Is this correct : whether or not a type 3 grammar generates $\Sigma^*$ is not c.e

Question

An example from Sipser's book, Introduction to the Theory of Computation, shows that it is not decidable for a $TM$ to recognize whether a $CFG$ (or a type 2 grammar) generates $\Sigma^*$, where $\Sigma$ is the alphabet. Call this language $CFG_{all}$

But the above language is also not computably enumerable. There can be a reduction from $CFG_{all}$ to $\bar{A_{TM}}$, where $\bar{A_{TM}}$ is the language s.t. the input $TM$ does not accept any input. $\bar{A_{TM}}$ is not computably enumerable.

But could we say that whether or not a type 3 grammar generates $\Sigma^*$ is also not c.e. ? (since type 3 grammars are a subset of context-free grammars). While it is true that a finite automaton can recognize $\Sigma^*$, this language is different right from whether a type 3 grammar generates $\Sigma^*$?
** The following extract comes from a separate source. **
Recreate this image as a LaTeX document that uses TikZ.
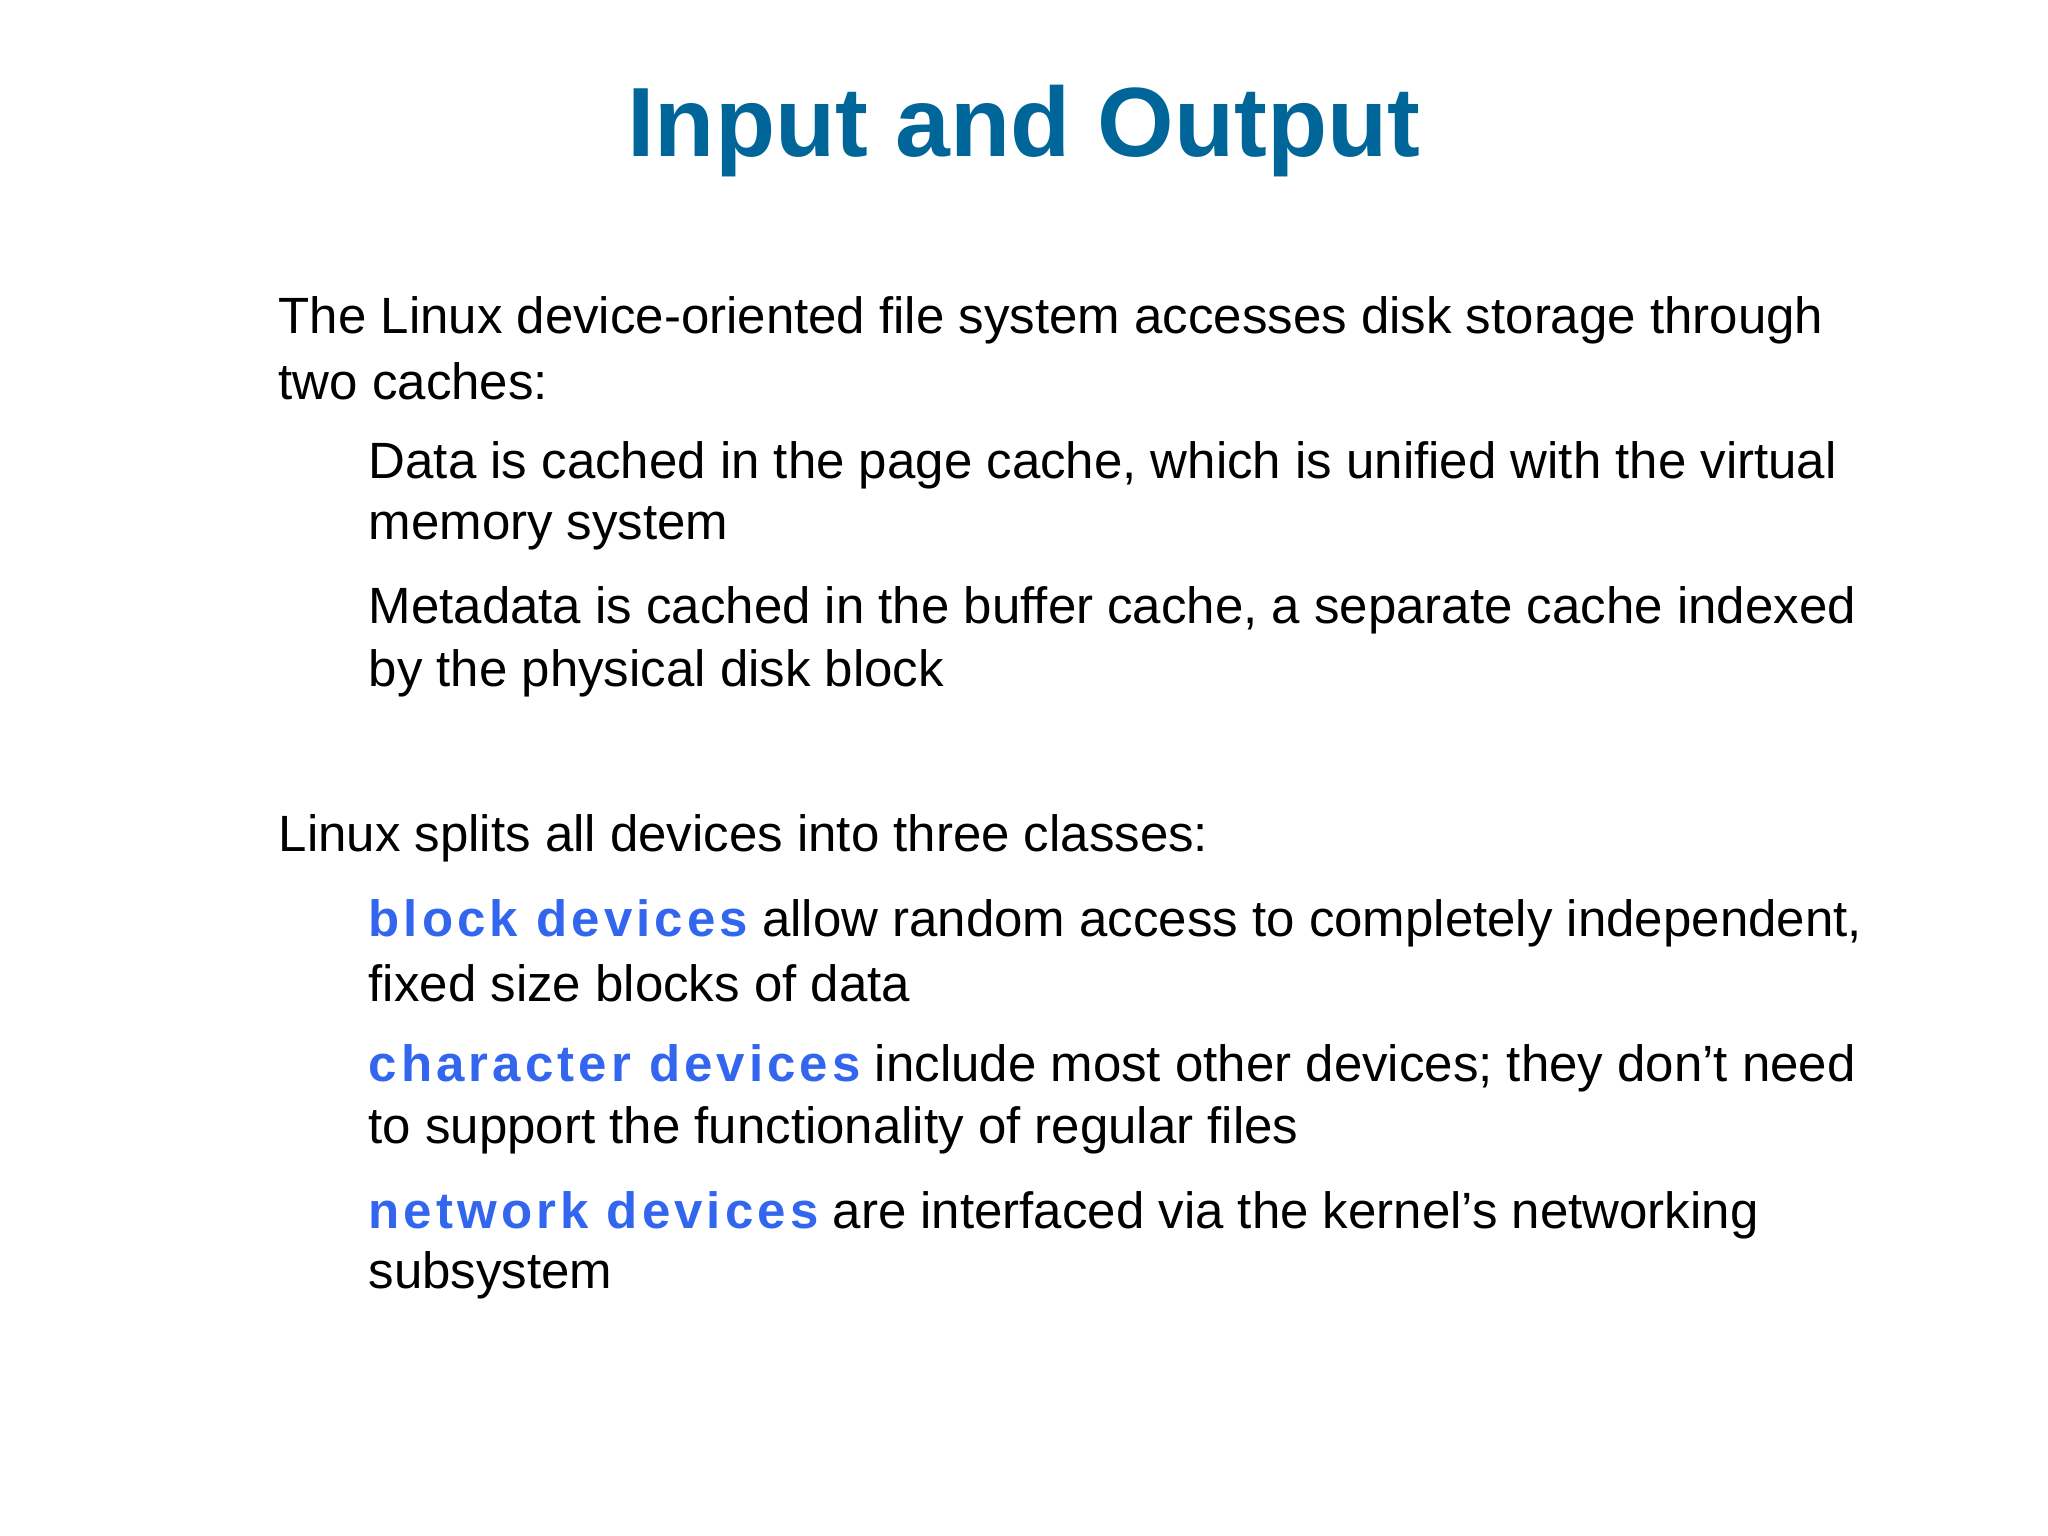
\documentclass[tikz,border=0pt]{standalone}
\usepackage{fontspec}
\setmainfont{Liberation Sans}
\definecolor{titleblue}{HTML}{006699}
\definecolor{keyblue}{HTML}{3366EE}
\newfontfamily\keyfont[LetterSpace=8]{Liberation Sans}
\newcommand{\kw}[1]{{\keyfont\bfseries\color{keyblue}#1}}
\begin{document}
\begin{tikzpicture}[x=0.01cm,y=-0.01cm,
  body/.style={anchor=west,inner sep=0pt,font=\fontsize{14.5pt}{17pt}\selectfont,text=black}]
\useasboundingbox (0,0) rectangle (2048,1536);
\fill[white] (0,0) rectangle (2048,1536);
\node[font=\fontsize{28pt}{32pt}\selectfont\bfseries,text=titleblue,inner sep=0pt] (title) at (1024,131) {Input and Output};
\node[body] (l1) at (278,320) {The Linux device-oriented file system accesses disk storage through};
\node[body] (l2) at (278,381) {two caches:};
\node[body] (l3) at (368,465) {Data is cached in the page cache, which is unified with the virtual};
\node[body] (l4) at (368,528) {memory system};
\node[body] (l5) at (368,610) {Metadata is cached in the buffer cache, a separate cache indexed};
\node[body] (l6) at (368,673) {by the physical disk block};
\node[body] (l7) at (278,838) {Linux splits all devices into three classes:};
\node[body] (l8) at (368,923) {\kw{block devices} allow random access to completely independent,};
\node[body] (l9) at (368,983) {fixed size blocks of data};
\node[body] (l10) at (368,1068) {\kw{character devices} include most other devices; they don’t need};
\node[body] (l11) at (368,1130) {to support the functionality of regular files};
\node[body] (l12) at (368,1215) {\kw{network devices} are interfaced via the kernel’s networking};
\node[body] (l13) at (368,1275) {subsystem};
\end{tikzpicture}
\end{document}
Just to clarify the source of my confusion, in summary, it is decidable for a $TM$ to decide whether a pushdown automaton recognizes $\Sigma^*$ or accepts any input, but it is not decidable or even computably enumerable for a $TM$ to recognize that a CFG generates $\Sigma^*$. Similarly, it is decidable for a $TM$ to check if a finite automaton accepts $\Sigma^*$, but it may not be decidable for a $TM$ to check if a type 3 grammar generates $\Sigma^*$. It's somehow the difference between recognizing and generating.

EDIT: apparently for a pushdown automaton to recognize $\Sigma^*$ is not decidable

Answer 1

To see if a type 3 grammar (regular) generates $\Sigma^*$ just build the minimal DFA accepting the language, and check if it is just initial = final state, with loop on all symbols. All constructions involved are effective.